Determining which actors in Hollywood are overpaid is the easy part (hint: all of them). Determining which actors in Hollywood are the most overpaid is a little bit harder.
Luckily for you, unluckily for a swarm of angry agents, the ever enumerating number crunchers over at Forbes magazine have done all the dirty work, figuring out which stars provide the lowest returns on their exorbitant paychecks.
Let's just say, after scrolling through this list, hiring Mel Gibson may not seem like such a bad casting decision after all.
Will Ferrell proves (once again, incidentally) that there are some lists you don't want to find yourself on top of. Just like he did last year, the funnyman tops Forbes' list of actors who return the least amount of bang for their buck, bringing in studios $3.35 for every $1 they pay him. Not a terrible loss…until you realize he earned $15 million for the flop that was Land of the Lost. Costing $100 million to make, it only earned $69 million at the box office.
However, Ferrell's misfortune could be chalked up to a bit of bad timing. The Other Guys from earlier this year was a hit, though fell just outside the range of the time period that Forbes analyzed for their list. Plus, Megamind opens this weekend and is probably gonna be huge—not that it would impress the magazine much: they don't factor animated features into actor's box office haul, since they're not the real draw. Spoil sports.
Turns out, Ferrell and his funny buddies may be laughing all the way to the bank, but the studios aren't.
Eddie Murphy is number two on the list, pulling in $4.45 for every $1 he gets paid (which still seems like too much to us), thanks to recent flops Meet Dave and Imagine That, which grossed just $22 million.
Seth Rogen was fourth, earning $6.75 for every buck he pockets, and probably wouldn't have made the list at all had Funny People done a little better at the box office. Don't cry for him too much, though: The Green Hornet is on its way to a theater near you.

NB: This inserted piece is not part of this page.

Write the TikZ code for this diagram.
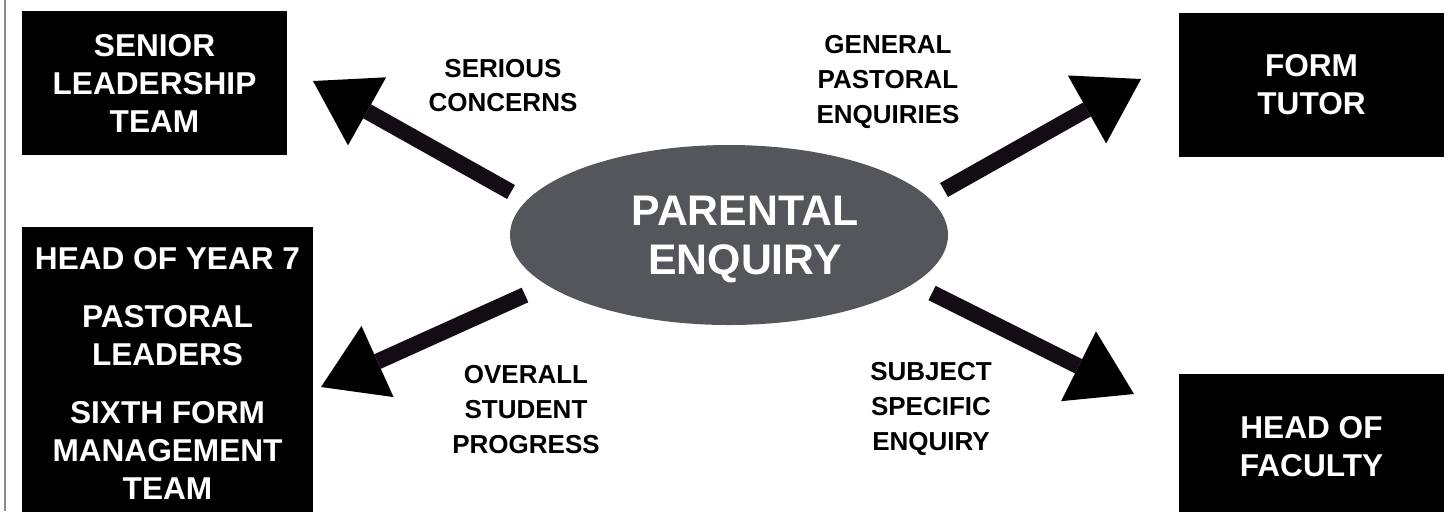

Funny People also made a dent in Adam Sandler's earning power, who placed ninth on the list, though he still brings the studio $8.45 for every dollar paid, and Grown Ups, his not-huge-but-respectable summer hit, fell just outside the period analyzed.
Jim Carrey, who rounded out the overpaid brigade, has The Number 23 and Fun With Dick and Jane to blame for his placement, as not even the success of Yes Man could help their box office. They brought down his average intake to $8.60 for every $1 he earned.
But it's not just comedians that were the clunkers last year.
Coming in at No. 3 on the list is Denzel Washington, whose films returned an average of $5.45 for every dollar spent on him. Unstoppable, coming out this month, will probably change that.
And the surprises just kept coming from there. His biggest role of the past year was undoubtedly that of Suri's doting papa, but unfortunately, that didn't do much for Tom Cruise's career, as he came in at No. 5. On the big screen, Valkyrie and Night & Day did Cruise no favors at the box office (at least compared to his golden past), meaning he earned the studios just $7.20 for every dollar pocketed. Cruise doesn't stay down for long, though, and his latest comeback, the next installment in the always-blockbuster Mission: Impossible series, is already in the works.
Drew Barrymore has the unflattering distinction of being the only woman on the cut (not because women are always so successful at the box office—Sex and the City 2 disproved that—but because they have yet to regularly pull down paychecks as big as men, thus making their losses less noticeable). Going the Distance did fine enough, but Lucky You and Everybody's Fine, well, didn't. Every buck spent on Drew yielded $7.45.
One of the more surprising entries on the list is perpetual golden boy Matt Damon, who just a few years ago, had the honor of providing the biggest box office bang for his buck. But that was before Green Zone, Invictus and The Informant were released in a blaze of underperforming glory and he landed at No. 7 on the list. And what with him suddenly out of the Bourne films…well, we can't be the only ones crossing our fingers for Good Will Hunting 2. He returns an average of $8.30 on every dollar.
Now, this one's interesting. Vince Vaughn came in at No. 8, and that's before the trailer for his upcoming film The Dilemma decided to offend and alienate half his possible audience. Someone should've told him he could use all the goodwill the public is willing to muster as Four Christmases and Fred Clause yielded a less than merry $8.35 per $1 paid out.